##### Data supplied #####

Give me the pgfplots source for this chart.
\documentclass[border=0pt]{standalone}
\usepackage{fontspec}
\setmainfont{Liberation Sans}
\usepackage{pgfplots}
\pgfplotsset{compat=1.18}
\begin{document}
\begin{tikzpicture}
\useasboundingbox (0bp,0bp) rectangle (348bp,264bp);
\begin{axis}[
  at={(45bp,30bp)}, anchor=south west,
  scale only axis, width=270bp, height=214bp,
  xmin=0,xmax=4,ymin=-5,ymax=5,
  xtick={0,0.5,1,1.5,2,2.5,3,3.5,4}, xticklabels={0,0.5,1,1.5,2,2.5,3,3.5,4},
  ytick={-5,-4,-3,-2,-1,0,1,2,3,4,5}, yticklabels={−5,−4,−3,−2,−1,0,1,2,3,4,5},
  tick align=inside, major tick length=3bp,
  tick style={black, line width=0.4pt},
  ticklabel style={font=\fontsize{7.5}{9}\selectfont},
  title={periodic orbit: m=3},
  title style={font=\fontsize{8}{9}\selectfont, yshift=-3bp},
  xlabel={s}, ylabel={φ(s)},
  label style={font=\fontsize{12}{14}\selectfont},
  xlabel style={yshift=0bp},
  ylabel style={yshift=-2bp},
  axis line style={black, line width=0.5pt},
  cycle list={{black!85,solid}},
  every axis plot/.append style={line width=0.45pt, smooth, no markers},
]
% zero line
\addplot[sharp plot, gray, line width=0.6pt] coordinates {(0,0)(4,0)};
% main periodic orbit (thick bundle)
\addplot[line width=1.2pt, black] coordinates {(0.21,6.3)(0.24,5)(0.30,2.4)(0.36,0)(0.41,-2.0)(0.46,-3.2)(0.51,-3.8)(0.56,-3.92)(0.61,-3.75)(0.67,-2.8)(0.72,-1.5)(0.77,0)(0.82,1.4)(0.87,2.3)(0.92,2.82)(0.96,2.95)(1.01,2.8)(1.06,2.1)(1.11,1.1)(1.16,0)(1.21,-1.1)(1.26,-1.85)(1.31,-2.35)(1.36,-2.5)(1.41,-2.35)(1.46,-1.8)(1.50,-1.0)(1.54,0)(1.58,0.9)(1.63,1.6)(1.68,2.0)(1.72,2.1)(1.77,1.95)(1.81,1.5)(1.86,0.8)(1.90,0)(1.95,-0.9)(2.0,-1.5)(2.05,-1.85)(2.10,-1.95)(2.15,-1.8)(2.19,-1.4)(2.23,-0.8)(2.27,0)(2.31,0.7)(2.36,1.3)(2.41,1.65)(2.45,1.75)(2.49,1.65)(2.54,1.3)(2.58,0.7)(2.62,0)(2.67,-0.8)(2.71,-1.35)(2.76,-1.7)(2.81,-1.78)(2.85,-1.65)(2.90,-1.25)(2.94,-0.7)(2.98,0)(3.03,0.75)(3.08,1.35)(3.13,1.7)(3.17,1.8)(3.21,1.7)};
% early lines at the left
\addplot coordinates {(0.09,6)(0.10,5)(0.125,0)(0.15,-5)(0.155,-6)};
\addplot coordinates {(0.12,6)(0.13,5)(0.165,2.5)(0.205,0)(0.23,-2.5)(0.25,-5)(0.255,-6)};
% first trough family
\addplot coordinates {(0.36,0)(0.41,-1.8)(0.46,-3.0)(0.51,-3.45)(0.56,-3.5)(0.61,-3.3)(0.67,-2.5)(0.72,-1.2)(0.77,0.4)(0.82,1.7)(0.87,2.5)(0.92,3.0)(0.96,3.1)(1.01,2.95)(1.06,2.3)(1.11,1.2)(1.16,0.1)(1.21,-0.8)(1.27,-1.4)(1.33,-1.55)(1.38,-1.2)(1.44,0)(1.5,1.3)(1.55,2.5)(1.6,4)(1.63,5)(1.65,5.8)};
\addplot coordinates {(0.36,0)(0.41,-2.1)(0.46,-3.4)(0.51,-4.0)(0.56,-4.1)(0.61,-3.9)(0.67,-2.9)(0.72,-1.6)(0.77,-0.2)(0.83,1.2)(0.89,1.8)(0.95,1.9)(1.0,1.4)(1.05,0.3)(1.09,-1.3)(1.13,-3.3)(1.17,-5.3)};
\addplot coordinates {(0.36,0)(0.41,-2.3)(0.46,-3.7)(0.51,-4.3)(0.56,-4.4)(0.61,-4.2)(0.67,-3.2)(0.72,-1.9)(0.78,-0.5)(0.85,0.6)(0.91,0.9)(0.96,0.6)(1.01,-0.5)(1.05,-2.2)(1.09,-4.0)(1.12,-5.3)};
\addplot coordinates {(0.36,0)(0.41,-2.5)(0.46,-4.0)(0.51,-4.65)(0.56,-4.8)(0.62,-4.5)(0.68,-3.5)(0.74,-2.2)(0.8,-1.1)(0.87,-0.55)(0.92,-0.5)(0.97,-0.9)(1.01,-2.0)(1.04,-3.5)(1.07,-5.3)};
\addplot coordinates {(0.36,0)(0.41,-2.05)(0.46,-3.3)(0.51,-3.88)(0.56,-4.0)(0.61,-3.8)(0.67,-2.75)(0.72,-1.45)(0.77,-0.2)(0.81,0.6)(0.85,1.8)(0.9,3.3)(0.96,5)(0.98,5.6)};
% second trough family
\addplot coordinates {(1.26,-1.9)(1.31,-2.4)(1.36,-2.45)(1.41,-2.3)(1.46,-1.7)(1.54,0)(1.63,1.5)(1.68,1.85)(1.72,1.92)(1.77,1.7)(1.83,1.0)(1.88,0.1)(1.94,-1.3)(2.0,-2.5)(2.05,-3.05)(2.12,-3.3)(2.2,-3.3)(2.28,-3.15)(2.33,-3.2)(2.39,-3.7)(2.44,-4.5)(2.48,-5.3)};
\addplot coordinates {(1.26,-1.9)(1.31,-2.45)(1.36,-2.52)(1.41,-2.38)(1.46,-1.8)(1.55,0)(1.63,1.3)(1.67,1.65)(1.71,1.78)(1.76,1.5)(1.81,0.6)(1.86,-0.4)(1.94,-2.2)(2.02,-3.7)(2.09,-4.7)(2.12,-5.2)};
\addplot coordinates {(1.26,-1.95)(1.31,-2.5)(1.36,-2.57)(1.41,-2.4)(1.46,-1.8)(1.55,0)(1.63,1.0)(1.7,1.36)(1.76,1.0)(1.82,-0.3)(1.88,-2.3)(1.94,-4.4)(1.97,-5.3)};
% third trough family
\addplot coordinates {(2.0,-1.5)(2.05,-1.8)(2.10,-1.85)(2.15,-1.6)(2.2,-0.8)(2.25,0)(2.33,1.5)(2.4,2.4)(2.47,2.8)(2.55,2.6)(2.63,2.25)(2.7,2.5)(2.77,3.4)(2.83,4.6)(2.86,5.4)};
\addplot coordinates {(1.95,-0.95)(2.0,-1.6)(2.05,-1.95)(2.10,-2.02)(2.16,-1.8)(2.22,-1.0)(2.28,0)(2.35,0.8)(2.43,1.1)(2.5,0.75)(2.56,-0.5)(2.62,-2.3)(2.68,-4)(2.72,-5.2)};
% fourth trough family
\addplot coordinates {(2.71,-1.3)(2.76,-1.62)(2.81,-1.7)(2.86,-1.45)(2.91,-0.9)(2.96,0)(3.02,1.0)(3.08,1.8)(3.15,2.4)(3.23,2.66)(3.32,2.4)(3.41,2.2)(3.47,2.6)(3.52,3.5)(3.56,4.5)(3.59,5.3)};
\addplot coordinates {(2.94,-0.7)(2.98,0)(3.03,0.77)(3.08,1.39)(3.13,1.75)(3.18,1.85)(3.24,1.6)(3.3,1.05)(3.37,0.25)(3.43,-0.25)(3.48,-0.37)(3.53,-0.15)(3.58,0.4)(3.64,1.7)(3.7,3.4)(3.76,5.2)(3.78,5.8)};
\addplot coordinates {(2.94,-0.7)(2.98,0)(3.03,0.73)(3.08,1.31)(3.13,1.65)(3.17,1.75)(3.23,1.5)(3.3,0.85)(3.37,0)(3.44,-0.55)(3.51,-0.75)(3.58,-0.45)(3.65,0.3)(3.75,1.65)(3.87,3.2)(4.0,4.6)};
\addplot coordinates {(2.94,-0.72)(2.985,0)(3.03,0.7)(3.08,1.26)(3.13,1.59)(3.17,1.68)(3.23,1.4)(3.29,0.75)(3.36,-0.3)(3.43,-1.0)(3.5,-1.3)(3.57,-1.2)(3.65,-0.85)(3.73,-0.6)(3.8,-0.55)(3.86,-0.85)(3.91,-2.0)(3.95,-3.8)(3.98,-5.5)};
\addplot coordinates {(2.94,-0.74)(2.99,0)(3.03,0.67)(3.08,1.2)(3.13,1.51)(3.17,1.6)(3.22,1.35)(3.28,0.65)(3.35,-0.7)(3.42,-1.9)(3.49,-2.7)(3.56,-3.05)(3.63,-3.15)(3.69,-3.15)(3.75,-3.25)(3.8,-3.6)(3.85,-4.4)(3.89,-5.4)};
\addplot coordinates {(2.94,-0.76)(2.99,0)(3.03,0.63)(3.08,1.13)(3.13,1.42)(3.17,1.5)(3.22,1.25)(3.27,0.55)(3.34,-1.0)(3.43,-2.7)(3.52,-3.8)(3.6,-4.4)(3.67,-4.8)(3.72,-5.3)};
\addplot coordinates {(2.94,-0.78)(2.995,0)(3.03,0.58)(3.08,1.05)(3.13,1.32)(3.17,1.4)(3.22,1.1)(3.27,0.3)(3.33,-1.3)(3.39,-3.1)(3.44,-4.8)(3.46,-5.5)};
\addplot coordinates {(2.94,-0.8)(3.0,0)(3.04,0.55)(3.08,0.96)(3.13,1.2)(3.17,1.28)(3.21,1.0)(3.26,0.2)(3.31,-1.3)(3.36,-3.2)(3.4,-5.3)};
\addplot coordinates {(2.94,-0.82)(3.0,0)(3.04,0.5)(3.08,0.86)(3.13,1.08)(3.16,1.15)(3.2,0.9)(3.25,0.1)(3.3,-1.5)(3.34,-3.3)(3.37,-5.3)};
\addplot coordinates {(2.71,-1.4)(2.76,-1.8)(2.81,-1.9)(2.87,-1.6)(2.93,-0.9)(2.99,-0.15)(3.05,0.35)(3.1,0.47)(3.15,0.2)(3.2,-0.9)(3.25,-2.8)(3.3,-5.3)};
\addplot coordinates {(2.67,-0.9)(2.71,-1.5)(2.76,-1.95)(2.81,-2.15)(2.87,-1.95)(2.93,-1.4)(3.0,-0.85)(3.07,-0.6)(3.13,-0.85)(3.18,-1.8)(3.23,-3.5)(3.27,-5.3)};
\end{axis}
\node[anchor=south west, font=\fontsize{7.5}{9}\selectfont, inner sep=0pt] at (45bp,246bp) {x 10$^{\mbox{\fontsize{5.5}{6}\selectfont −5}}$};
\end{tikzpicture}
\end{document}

#####
##### Data supplied #####

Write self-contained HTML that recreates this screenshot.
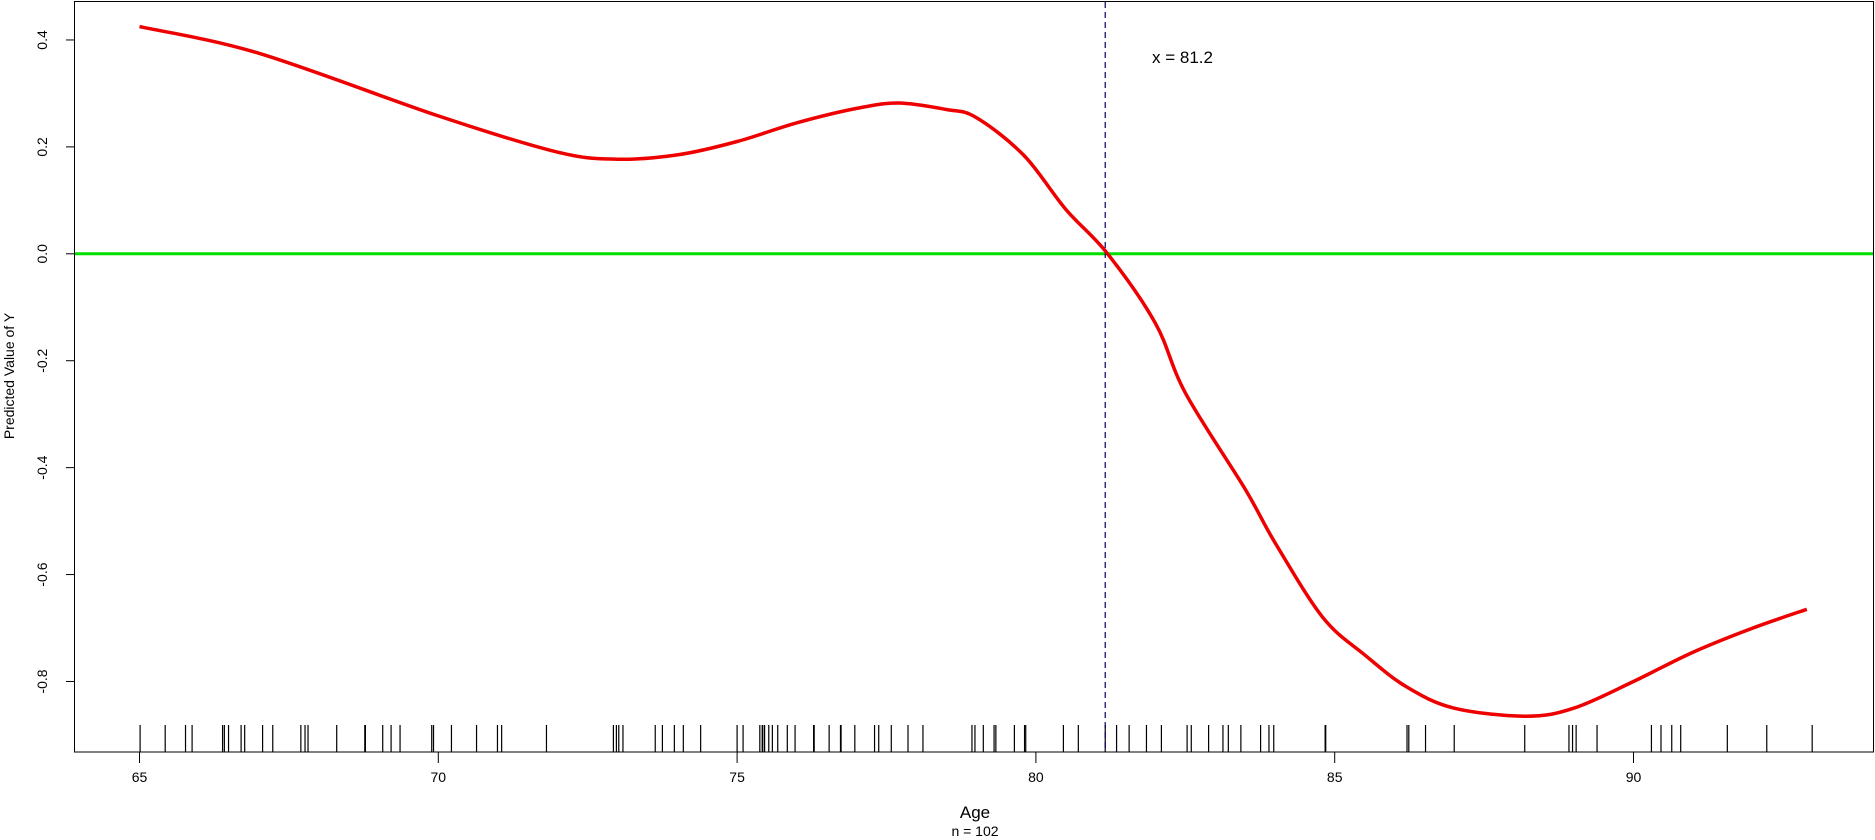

#####

**Task instructions:** From the entries above, extract every line where the word "this" appears.

**Task solution:**
Give me the pgfplots source for this chart.
Write self-contained HTML that recreates this screenshot.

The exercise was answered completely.